Blackdog operations were always kept secret, whatever occurred, so Lia knew there would be no inquiries or repercussions over the death of Ben Leonard… beyond those her own guilt might devise.

Hannah’s hydroponics shed was still ringed with dimming grow lights when Lia and Dexter walked up to it. Nyx still whimpered pitiably within.

Lia stepped into the ring of high-intensity lamps and went around to the back of the little outbuilding, to find its circuit breaker. Dex followed.

“Are you ready, Dexter?” she asked.

“Ready for night to fall on the day of the dead? Yeah, brujachica. I suppose I am.”

Lia killed the power to the shed.

There was a moment of silence… and then a column of starry darkness blew off the hydro shack’s roof as it shot for the sky. It dripped liquid night down the sides of the atmosphere’s vast blue dome, all the way to the horizons.
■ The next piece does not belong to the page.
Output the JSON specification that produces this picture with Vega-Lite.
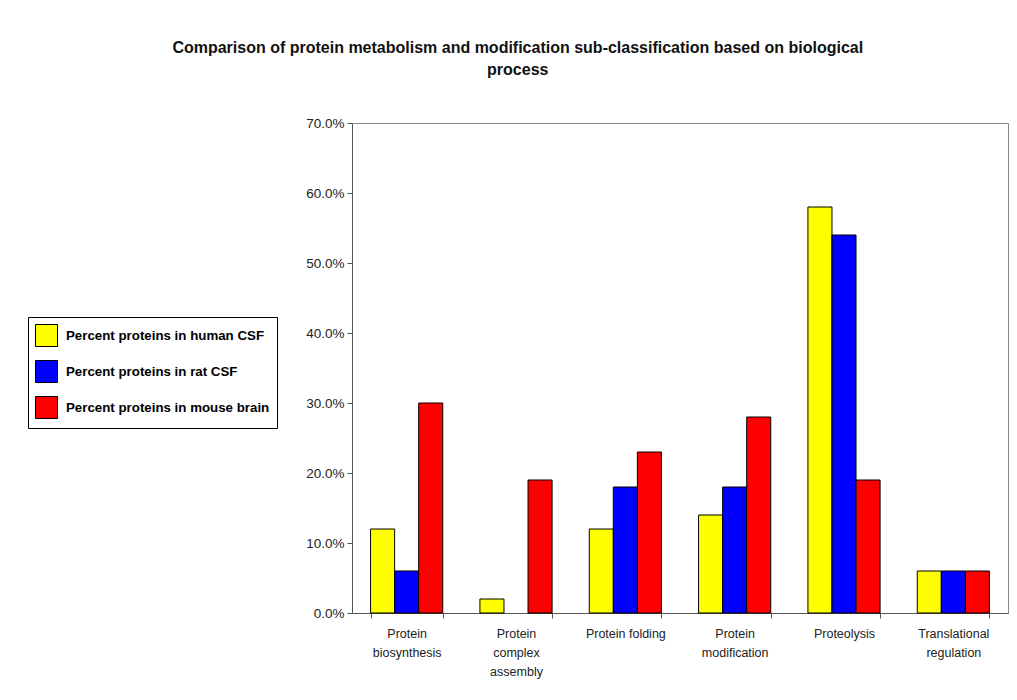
{
  "$schema": "https://vega.github.io/schema/vega-lite/v6.json",
  "width": 656,
  "height": 490,
  "autosize": {"type": "none"},
  "padding": {"left": 352, "top": 123, "right": 9, "bottom": 87},
  "background": "white",
  "title": {
    "text": ["Comparison of protein metabolism and modification sub-classification based on biological", "process"],
    "anchor": "middle",
    "frame": "bounds",
    "font": "Liberation Sans",
    "fontSize": 16,
    "fontWeight": "bold",
    "color": "#111111",
    "lineHeight": 22,
    "offset": 38
  },
  "data": {
    "values": [
      {"category": "Protein biosynthesis", "series": "Percent proteins in human CSF", "value": 0.12},
      {"category": "Protein biosynthesis", "series": "Percent proteins in rat CSF", "value": 0.06},
      {"category": "Protein biosynthesis", "series": "Percent proteins in mouse brain", "value": 0.30},
      {"category": "Protein complex assembly", "series": "Percent proteins in human CSF", "value": 0.02},
      {"category": "Protein complex assembly", "series": "Percent proteins in rat CSF", "value": null},
      {"category": "Protein complex assembly", "series": "Percent proteins in mouse brain", "value": 0.19},
      {"category": "Protein folding", "series": "Percent proteins in human CSF", "value": 0.12},
      {"category": "Protein folding", "series": "Percent proteins in rat CSF", "value": 0.18},
      {"category": "Protein folding", "series": "Percent proteins in mouse brain", "value": 0.23},
      {"category": "Protein modification", "series": "Percent proteins in human CSF", "value": 0.14},
      {"category": "Protein modification", "series": "Percent proteins in rat CSF", "value": 0.18},
      {"category": "Protein modification", "series": "Percent proteins in mouse brain", "value": 0.28},
      {"category": "Proteolysis", "series": "Percent proteins in human CSF", "value": 0.58},
      {"category": "Proteolysis", "series": "Percent proteins in rat CSF", "value": 0.54},
      {"category": "Proteolysis", "series": "Percent proteins in mouse brain", "value": 0.19},
      {"category": "Translational regulation", "series": "Percent proteins in human CSF", "value": 0.06},
      {"category": "Translational regulation", "series": "Percent proteins in rat CSF", "value": 0.06},
      {"category": "Translational regulation", "series": "Percent proteins in mouse brain", "value": 0.06}
    ]
  },
  "mark": {"type": "bar", "stroke": "#000000", "strokeWidth": 1},
  "encoding": {
    "x": {
      "field": "category",
      "type": "nominal",
      "sort": null,
      "scale": {"paddingInner": 0.34, "paddingOuter": 0.17},
      "axis": {
        "title": null,
        "labelAngle": 0,
        "tickBand": "extent",
        "labelExpr": "!isValid(datum.value) ? '' : datum.value == 'Protein folding' ? datum.value : datum.value == 'Protein complex assembly' ? ['Protein', 'complex', 'assembly'] : split(datum.value, ' ')",
        "labelFontSize": 12.5,
        "labelLineHeight": 19,
        "labelPadding": 9,
        "labelBaseline": "top"
      }
    },
    "xOffset": {
      "field": "series",
      "type": "nominal",
      "sort": ["Percent proteins in human CSF", "Percent proteins in rat CSF", "Percent proteins in mouse brain"],
      "scale": {"paddingInner": 0, "paddingOuter": 0}
    },
    "y": {
      "field": "value",
      "type": "quantitative",
      "scale": {"domain": [0, 0.7], "nice": false},
      "axis": {
        "title": null,
        "format": ".1%",
        "values": [0, 0.1, 0.2, 0.3, 0.4, 0.5, 0.6, 0.7],
        "grid": false,
        "labelFontSize": 13.5,
        "labelPadding": 3
      }
    },
    "color": {
      "field": "series",
      "type": "nominal",
      "sort": ["Percent proteins in human CSF", "Percent proteins in rat CSF", "Percent proteins in mouse brain"],
      "scale": {
        "domain": ["Percent proteins in human CSF", "Percent proteins in rat CSF", "Percent proteins in mouse brain"],
        "range": ["#FFFF00", "#0000FF", "#FF0000"]
      },
      "legend": {
        "title": null,
        "orient": "none",
        "legendX": -324,
        "legendY": 194,
        "symbolType": "square",
        "symbolSize": 484,
        "symbolStrokeColor": "#000000",
        "symbolStrokeWidth": 1,
        "symbolOpacity": 1,
        "labelFont": "Liberation Sans",
        "labelFontSize": 13.3,
        "labelFontWeight": "bold",
        "labelColor": "#000000",
        "labelOffset": 8,
        "labelLimit": 300,
        "rowPadding": 9,
        "padding": 7,
        "strokeColor": "#000000",
        "fillColor": "#FFFFFF"
      }
    }
  },
  "config": {
    "font": "Liberation Sans",
    "view": {"stroke": "#888888", "strokeWidth": 1},
    "axis": {
      "labelFont": "Liberation Sans",
      "labelColor": "#222222",
      "domainColor": "#555555",
      "tickColor": "#555555",
      "tickSize": 5
    }
  }
}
The bright, distant sounds of laughter and music faded away to be replaced by the peaceful and soothing noises of evening at Potter’s Yard, of crickets and sprinklers and leaves whispering their secrets to the wind.

They were some of Lia’s favorite sounds in all the worlds.

“Y’know, I spent a little time on a farm as a kid,” Dex said softly, in deference to the stillness that now enveloped them. “Soybeans and corn, mainly, out near Riverside. That wasn’t the worst of times for me. Not the worst at all.”

“Then I hope you’ll stay here, Dexter,” Lia said, squeezing his hand and looking up at him with those large, dark eyes that he adored. “Stay for as long as the times are good.”

Dex smiled. “May they never be any other way, little witch,” he said, and Lia knew that he meant it all the way down to the bone. “May they never be any other way.”

They embraced in the darkness and the quiet, tenderly.

After a time, the witchgirl took the former dead man’s hand and led him away, through the shadows and the trees, to her little home sunk deep beneath the nourishing earth.